Than Htut Aye, refugee resettlement expert at Pacific Gateway Center, said there are about 350 Burmese immigrants in Hawai'i, 300 of them living on O'ahu. The center has noted an increase in "secondary immigration," as people who first settled on the Mainland find both assimilation challenges and cold weather too difficult. In Hawai'i, the immigrants can find the multicultural society, the warm weather and, of course, the foods that they're used to.
The refugees face the same challenges as others — lack of English, the need for jobs and shelter — but it's the cultural differences that create the most difficult-to-solve problems. For example, many Burmese are Buddhists, who expect to be able to celebrate particular holidays, and to build their lives around religious observances as they did at home, but Western society doesn't recognize these customs.
As well, there is a strong tradition of keeping young women apart, and of arranged marriages. "There is no such thing as dating in Burma," Thein said. A boy might come to ask parental permission to visit a girl at home, but young men and women don't go out alone together. When prom time rolls around and the more acculturated younger generation wants to attend, Burmese elders don't know what to think.
Aye said Burmese love to cook at home and much of the day can be spent in the chopping and grinding of the flavoring ingredients essential to the dishes they enjoy. Most homes include a heavy stone mortar and pestle, like the ones familiar from Thai cooking, though Aye said homemakers are beginning to use modern choppers as well.
FAVORITE BURMESE EATS
The Burmese diet is heavy on rice (both jasmine and short-grain) and noodles (both rice flour and wheat), except in the cities, where Indian immigrants have introduced their flatbreads. Vegetable salads are eaten with most meals. Popular vegetables include tomatoes, eggplant, okra, gourd squash, cucumber and the tree seedpod Filipinos call marungay and they call dandalon, meaning "drumsticks." Curries, soups, stews and stir-fries of fish, pork and chicken are featured, though a significant portion of the population doesn't eat beef. Many snacks are made from rice flour and glutinous rice flour.
Breakfast might be mohinga, a dish so popular as to have been termed the national dish of Burma — an intensely fishy noodle soup often garnished with hard-boiled eggs. Or perhaps the Burmese version of Japan's sekihan — dark sticky rice steamed with azuki beans. For lunch, more rice, soup, a salad with a fish sauce-based dipping mixture. And for dinner, eaten later in the evening, about 8, soup, rice, curry and more salad.
The Burmese ginger salad that has become so popular around the U.S. is a snack food in Burma, eaten between meals, with green tea. They also make la phet, a salad of tea leaves preserved in oil.
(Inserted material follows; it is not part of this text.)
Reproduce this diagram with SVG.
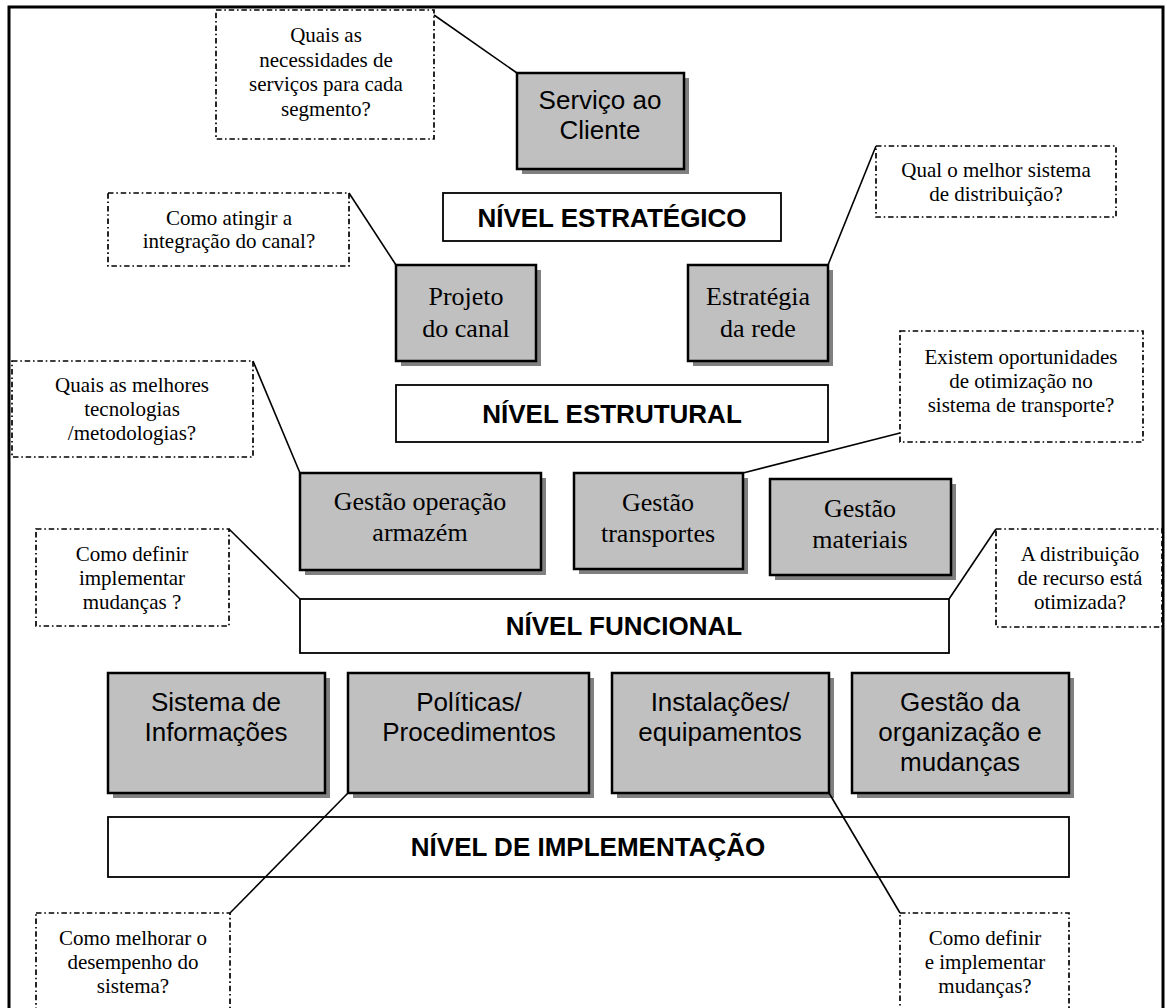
<svg xmlns="http://www.w3.org/2000/svg" width="1167" height="1008" viewBox="0 0 1167 1008">
<style>
.frame{fill:none;stroke:#000;stroke-width:3}
.callout{fill:#fff;stroke:#000;stroke-width:1.7;stroke-dasharray:5.5 2.8 1.6 2.8}
.ct{font-family:"Liberation Serif","Times New Roman",serif;font-size:21px;fill:#000;text-anchor:middle}
.gbox{fill:#c0c0c0;stroke:#000;stroke-width:2.5}
.shadow{fill:#808080}
.sans{font-family:"Liberation Sans",Arial,sans-serif;font-size:26px;fill:#000;text-anchor:middle}
.serif{font-family:"Liberation Serif","Times New Roman",serif;font-size:26px;fill:#000;text-anchor:middle}
.lvl{fill:#fff;stroke:#000;stroke-width:1.8}
.lt{font-family:"Liberation Sans",Arial,sans-serif;font-size:26px;font-weight:bold;fill:#000;text-anchor:middle}
.conn{stroke:#000;stroke-width:1.6;fill:none}
</style>
<rect x="0" y="0" width="1167" height="1008" fill="#fff"/>
<rect class="frame" x="9" y="7" width="1154" height="1020"/>

<g id="q-servicos">
<rect class="callout" x="216" y="10" width="218" height="129"/>
<text class="ct" x="326"><tspan x="326" y="42">Quais as</tspan><tspan x="326" y="67">necessidades de</tspan><tspan x="326" y="91">serviços para cada</tspan><tspan x="326" y="116">segmento?</tspan></text>
</g>

<g id="servico-cliente">
<rect class="shadow" x="522" y="78" width="167" height="96"/>
<rect class="gbox" x="517" y="73" width="167" height="96"/>
<text class="sans"><tspan x="600" y="109">Serviço ao</tspan><tspan x="600" y="139">Cliente</tspan></text>
</g>

<g id="nivel-estrategico">
<rect class="lvl" x="443" y="193" width="338" height="48"/>
<text class="lt" x="612" y="227">NÍVEL ESTRATÉGICO</text>
</g>

<g id="q-distribuicao">
<rect class="callout" x="876" y="146" width="240" height="71"/>
<text class="ct"><tspan x="996" y="177">Qual o melhor sistema</tspan><tspan x="996" y="201">de distribuição?</tspan></text>
</g>

<g id="q-integracao">
<rect class="callout" x="108" y="193" width="241" height="73"/>
<text class="ct"><tspan x="229" y="225">Como atingir a</tspan><tspan x="229" y="248">integração do canal?</tspan></text>
</g>

<g id="projeto-canal">
<rect class="shadow" x="401" y="270" width="140" height="96"/>
<rect class="gbox" x="396" y="265" width="140" height="96"/>
<text class="serif"><tspan x="466" y="305">Projeto</tspan><tspan x="466" y="337">do canal</tspan></text>
</g>

<g id="estrategia-rede">
<rect class="shadow" x="693" y="270" width="140" height="96"/>
<rect class="gbox" x="688" y="265" width="140" height="96"/>
<text class="serif"><tspan x="758" y="305">Estratégia</tspan><tspan x="758" y="337">da rede</tspan></text>
</g>

<g id="q-transporte">
<rect class="callout" x="900" y="331" width="243" height="111"/>
<text class="ct"><tspan x="1021" y="364">Existem oportunidades</tspan><tspan x="1021" y="388">de otimização no</tspan><tspan x="1021" y="412">sistema de transporte?</tspan></text>
</g>

<g id="q-tecnologias">
<rect class="callout" x="12" y="361" width="241" height="96"/>
<text class="ct"><tspan x="132" y="392">Quais as melhores</tspan><tspan x="132" y="416">tecnologias</tspan><tspan x="132" y="440">/metodologias?</tspan></text>
</g>

<g id="nivel-estrutural">
<rect class="lvl" x="396" y="385" width="432" height="57"/>
<text class="lt" x="612" y="423">NÍVEL ESTRUTURAL</text>
</g>

<g id="gestao-armazem">
<rect class="shadow" x="305" y="478" width="241" height="97"/>
<rect class="gbox" x="300" y="473" width="241" height="97"/>
<text class="serif"><tspan x="420" y="510">Gestão operação</tspan><tspan x="420" y="541">armazém</tspan></text>
</g>

<g id="gestao-transportes">
<rect class="shadow" x="579" y="478" width="169" height="96"/>
<rect class="gbox" x="574" y="473" width="169" height="96"/>
<text class="serif"><tspan x="658" y="511">Gestão</tspan><tspan x="658" y="542">transportes</tspan></text>
</g>

<g id="gestao-materiais">
<rect class="shadow" x="775" y="484" width="181" height="96"/>
<rect class="gbox" x="770" y="479" width="181" height="96"/>
<text class="serif"><tspan x="860" y="517">Gestão</tspan><tspan x="860" y="548">materiais</tspan></text>
</g>

<g id="q-mudancas-1">
<rect class="callout" x="36" y="529" width="193" height="97"/>
<text class="ct"><tspan x="132" y="561">Como definir</tspan><tspan x="132" y="585">implementar</tspan><tspan x="132" y="609">mudanças ?</tspan></text>
</g>

<g id="q-recurso">
<rect class="callout" x="996" y="529" width="166" height="98"/>
<text class="ct"><tspan x="1080" y="561">A distribuição</tspan><tspan x="1080" y="585">de recurso está</tspan><tspan x="1080" y="609">otimizada?</tspan></text>
</g>

<g id="nivel-funcional">
<rect class="lvl" x="300" y="599" width="649" height="54"/>
<text class="lt" x="624" y="635">NÍVEL FUNCIONAL</text>
</g>

<g id="sistema-informacoes">
<rect class="shadow" x="113" y="678" width="217" height="120"/>
<rect class="gbox" x="108" y="673" width="217" height="120"/>
<text class="sans"><tspan x="216" y="711">Sistema de</tspan><tspan x="216" y="741">Informações</tspan></text>
</g>

<g id="politicas">
<rect class="shadow" x="353" y="678" width="241" height="120"/>
<rect class="gbox" x="348" y="673" width="241" height="120"/>
<text class="sans"><tspan x="469" y="711">Políticas/</tspan><tspan x="469" y="741">Procedimentos</tspan></text>
</g>

<g id="instalacoes">
<rect class="shadow" x="617" y="678" width="217" height="120"/>
<rect class="gbox" x="612" y="673" width="217" height="120"/>
<text class="sans"><tspan x="720" y="711">Instalações/</tspan><tspan x="720" y="741">equipamentos</tspan></text>
</g>

<g id="gestao-organizacao">
<rect class="shadow" x="857" y="678" width="217" height="120"/>
<rect class="gbox" x="852" y="673" width="217" height="120"/>
<text class="sans"><tspan x="960" y="711">Gestão da</tspan><tspan x="960" y="741">organização e</tspan><tspan x="960" y="771">mudanças</tspan></text>
</g>

<g id="nivel-implementacao">
<rect class="lvl" x="108" y="817" width="961" height="60"/>
<text class="lt" x="588" y="856">NÍVEL DE IMPLEMENTAÇÃO</text>
</g>

<g id="q-desempenho">
<rect class="callout" x="36" y="913" width="194" height="110"/>
<text class="ct"><tspan x="133" y="945">Como melhorar o</tspan><tspan x="133" y="969">desempenho do</tspan><tspan x="133" y="993">sistema?</tspan></text>
</g>

<g id="q-mudancas-2">
<rect class="callout" x="900" y="913" width="169" height="110"/>
<text class="ct"><tspan x="985" y="945">Como definir</tspan><tspan x="985" y="969">e implementar</tspan><tspan x="985" y="993">mudanças?</tspan></text>
</g>

<g id="connectors">
<line class="conn" x1="434" y1="15" x2="517" y2="73"/>
<line class="conn" x1="349" y1="193" x2="396" y2="265"/>
<line class="conn" x1="876" y1="146" x2="828" y2="265"/>
<line class="conn" x1="253" y1="361" x2="300" y2="473"/>
<line class="conn" x1="900" y1="433" x2="743" y2="473"/>
<line class="conn" x1="229" y1="529" x2="300" y2="599"/>
<line class="conn" x1="996" y1="529" x2="949" y2="599"/>
<line class="conn" x1="348" y1="793" x2="230" y2="913"/>
<line class="conn" x1="829" y1="793" x2="900" y2="913"/>
</g>
</svg>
Thein's nominee for Burma's national dish would be ohnoh khawswey, a coconut-milk soup with chicken, lemon and cilantro and round wheat noodles like spaghetti. "That is what everybody likes," she said.
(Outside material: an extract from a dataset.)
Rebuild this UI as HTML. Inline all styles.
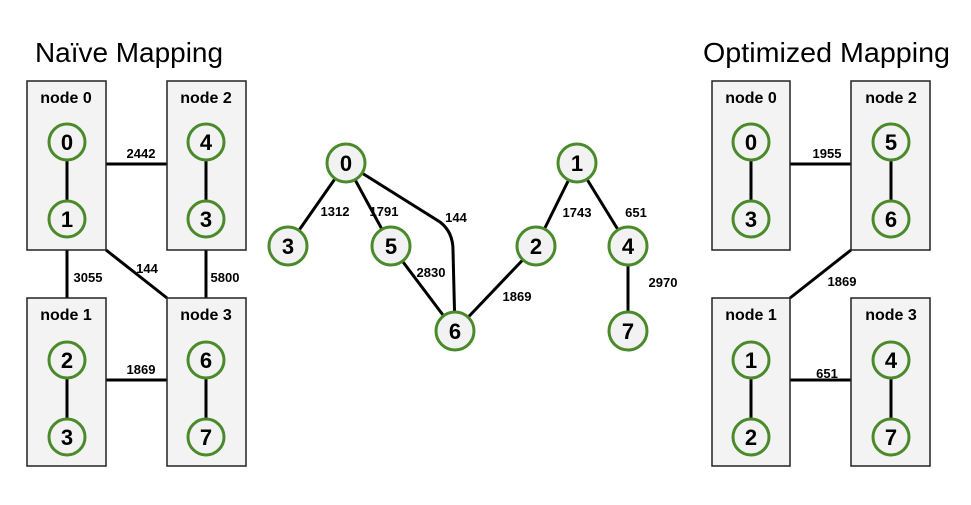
<!DOCTYPE html>
<html><head><meta charset="utf-8"><style>body{margin:0;background:#fff}svg{display:block}</style></head><body>
<svg width="971" height="505" viewBox="0 0 971 505" xmlns="http://www.w3.org/2000/svg" font-family="Liberation Sans, Arial, sans-serif">
<g font-size="28" fill="#000"><text x="35" y="62" textLength="188" lengthAdjust="spacingAndGlyphs">Naïve Mapping</text><text x="703" y="62" textLength="247" lengthAdjust="spacingAndGlyphs">Optimized Mapping</text></g>
<g stroke="#000" stroke-width="3" fill="none">
<line x1="106" y1="164" x2="167" y2="164"/><line x1="67" y1="250" x2="67" y2="298"/><line x1="106" y1="250" x2="167" y2="298"/><line x1="206" y1="250" x2="206" y2="298"/><line x1="106" y1="380" x2="167" y2="380"/>
<line x1="790" y1="164" x2="851" y2="164"/><line x1="851" y1="250" x2="790" y2="298"/><line x1="790" y1="380" x2="851" y2="380"/>
</g>
<g fill="#f3f3f3" stroke="#222" stroke-width="1.5">
<rect x="27" y="81" width="79" height="169"/><rect x="167" y="81" width="79" height="169"/><rect x="27" y="298" width="79" height="168"/><rect x="167" y="298" width="79" height="168"/>
<rect x="712" y="81" width="78" height="169"/><rect x="851" y="81" width="79" height="169"/><rect x="712" y="298" width="78" height="168"/><rect x="851" y="298" width="79" height="168"/>
</g>
<g font-size="16" font-weight="bold" text-anchor="middle">
<text x="66" y="103">node 0</text><text x="206" y="103">node 2</text><text x="66" y="320">node 1</text><text x="206" y="320">node 3</text>
<text x="751" y="103">node 0</text><text x="891" y="103">node 2</text><text x="751" y="320">node 1</text><text x="891" y="320">node 3</text>
</g>
<g stroke="#000" stroke-width="3" fill="none">
<line x1="67" y1="142" x2="67" y2="219"/><line x1="206" y1="142" x2="206" y2="219"/><line x1="67" y1="360" x2="67" y2="437"/><line x1="206" y1="360" x2="206" y2="437"/>
<line x1="751" y1="142" x2="751" y2="219"/><line x1="891" y1="142" x2="891" y2="219"/><line x1="751" y1="360" x2="751" y2="437"/><line x1="891" y1="360" x2="891" y2="437"/>
<line x1="346" y1="163" x2="288" y2="246"/><line x1="346" y1="163" x2="391" y2="246"/><path d="M346 163 L440 222 Q453 232 453 250 L455 331"/><line x1="391" y1="246" x2="455" y2="331"/><line x1="455" y1="331" x2="536" y2="246"/><line x1="536" y1="246" x2="577" y2="163"/><line x1="577" y1="163" x2="628" y2="246"/><line x1="628" y1="246" x2="628" y2="331"/>
</g>
<g font-size="13" font-weight="bold" text-anchor="middle">
<text x="141" y="158">2442</text><text x="88" y="282">3055</text><text x="147" y="273">144</text><text x="225" y="282">5800</text><text x="141" y="374">1869</text>
<text x="827" y="158">1955</text><text x="842" y="286">1869</text><text x="827" y="378">651</text>
<text x="335" y="216">1312</text><text x="384" y="216">1791</text><text x="456" y="222">144</text><text x="431" y="277">2830</text><text x="517" y="301">1869</text><text x="577" y="217">1743</text><text x="636" y="217">651</text><text x="663" y="287">2970</text>
</g>
<g fill="#f2f2f2" stroke="#4a8a2a" stroke-width="3">
<circle cx="67" cy="142" r="18"/><circle cx="67" cy="219" r="18"/><circle cx="206" cy="142" r="18"/><circle cx="206" cy="219" r="18"/><circle cx="67" cy="360" r="18"/><circle cx="67" cy="437" r="18"/><circle cx="206" cy="360" r="18"/><circle cx="206" cy="437" r="18"/>
<circle cx="751" cy="142" r="18"/><circle cx="751" cy="219" r="18"/><circle cx="891" cy="142" r="18"/><circle cx="891" cy="219" r="18"/><circle cx="751" cy="360" r="18"/><circle cx="751" cy="437" r="18"/><circle cx="891" cy="360" r="18"/><circle cx="891" cy="437" r="18"/>
<circle cx="346" cy="163" r="19"/><circle cx="288" cy="246" r="19"/><circle cx="391" cy="246" r="19"/><circle cx="455" cy="331" r="19"/><circle cx="536" cy="246" r="19"/><circle cx="577" cy="163" r="19"/><circle cx="628" cy="246" r="19"/><circle cx="628" cy="331" r="19"/>
</g>
<g font-size="22" font-weight="bold" text-anchor="middle">
<text x="67" y="150">0</text><text x="67" y="227">1</text><text x="206" y="150">4</text><text x="206" y="227">3</text><text x="67" y="368">2</text><text x="67" y="445">3</text><text x="206" y="368">6</text><text x="206" y="445">7</text>
<text x="751" y="150">0</text><text x="751" y="227">3</text><text x="891" y="150">5</text><text x="891" y="227">6</text><text x="751" y="368">1</text><text x="751" y="445">2</text><text x="891" y="368">4</text><text x="891" y="445">7</text>
<text x="346" y="171">0</text><text x="288" y="254">3</text><text x="391" y="254">5</text><text x="455" y="339">6</text><text x="536" y="254">2</text><text x="577" y="171">1</text><text x="628" y="254">4</text><text x="628" y="339">7</text>
</g>
</svg>
</body></html>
All this is eaten with the fingers in traditional homes: "It tastes better that way," said Thein, with a laugh.
But about those noni leaves. "Noni is known throughout the Pacific and Southeast Asia," said Thein.
Only the tender leaves at the tip of the branch are used for the fish stir-fry, which originated in the old Burmese capitol of Rangoon (aka Yangon). The dish is typical of Burmese cuisine in that it's light, well-spiced without being hot or spicy and quickly cooked (once you have everything chopped!). Burmese cuisine focuses on stovetop cooking — steaming, frying, stewing, braising — because not all homes have ovens.
Older, larger noni leaves are used to wrap a sort of Burmese fish laulau seasoned with the standard garlic, ginger, onion and fish sauce.